All My Hope – Remembering, Reminiscing And Reflecting On 50 Years Of Ministry, Bob Thomas. Published by Eider Books, 2021. (123 pages including index and endorsements.) PDF available at no […]
All My Hope – Remembering, Reminiscing And Reflecting On 50 Years Of Ministry, Bob Thomas. Published by Eider Books, 2021. (123 pages including index and endorsements.) PDF available at no cost from the author at email@example.com.
There is only one Bob Thomas! He comes through loud and clear in this autobiography of an Australian pastor, denominational leader, writer and editor.
Bob is someone who grew from and beyond his roots in the western suburbs of Newcastle – a gritty steel town in his day. As he tells it, his home background, training at a distant teacher’s college and experiences teaching in small schools were part of the divine hand moulding him for his many and varied ministries.
In this book, Bob speaks generously of those older men who guided and encouraged him in younger years. In time, Bob did for others what some did for him. As Greg Goswell (one of Bob’s boys) comments in the Foreword, Bob is an encourager. He has helped moderate the youthful stupidity of younger Christian workers, encouraged them when they struggled and enabled them to persist in ministry.
Bob was an active participant in some great events of recent Australian church history. These include the formation of the Uniting Church in 1977. Bob’s account of that seminal event is given without personal rancour, but with a clear sense of conviction about the importance of knowing what one believes and holding to it with conviction.
The book also hints at Bob’s role in building a team of like-minded people. Bob has been self-aware of his own limitations and sufficiently humble to engage the energies of others who went on to outshine him. This team building extended Bob’s impact in the many and varied fields mentioned in this book.
Over several decades, Bob has developed and used his skills in Christian publishing. This has included editing books such as Evangelism and the Reformed Faith, devotional materials such as Bible study templates, along with the denominational magazine Australian Presbyterian Life and, more recently, New Life Christian Magazine. As an editor, he encourages other writers and helps them develop and express their voice. As a writer, his pen is dipped in the ink of clarity and conviction. All that comes through in this latest book.

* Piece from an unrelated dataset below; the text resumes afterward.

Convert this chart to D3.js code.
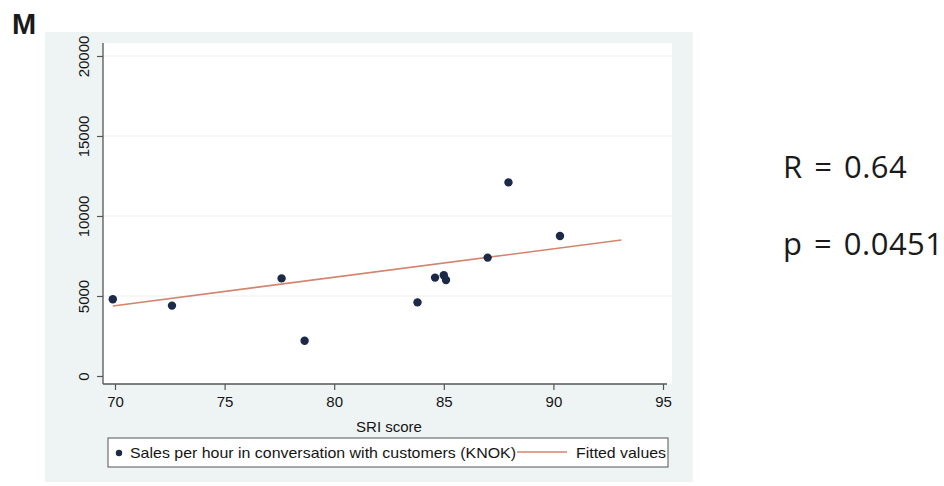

Although being a convinced Presbyterian churchman, Bob possesses an evangelical ecumenicity. This enables him to see that the commonality across the Christian family is more important than the differences. And so, Bob tells of wide partnerships across denominational aisles and across para-church bodies. In an age where historical Christianity is hard-pressed from within and without, Bob’s model is a helpful one of finding common cause with the saints.
Those who know Bob will appreciate re-living shared days through this memoir. Those not knowing him, but with an interest in Australian Christian history, will gain a window into the recent past through his testimony.
All My Hope is well-presented through the agency of Eider Books, including the ‘grace notes’ of pages with some of Bob’s favourite hymns and a short commentary.
Finally, it is hard (and somewhat rare) to read an autobiography that does not fall into hubris. As the title of this volume indicates, Bob’s desire is to point away from himself to the God who deserves all praise. In the words of his favourite hymn:
Still from man to God eternal, sacrifice of praise be done;
high above all praises praising for the gift of Christ His Son:
hear Christ’s call, one and all – we who follow shall not fall.
– Review by David Burke, who is glad to be one of “Bob’s boys”.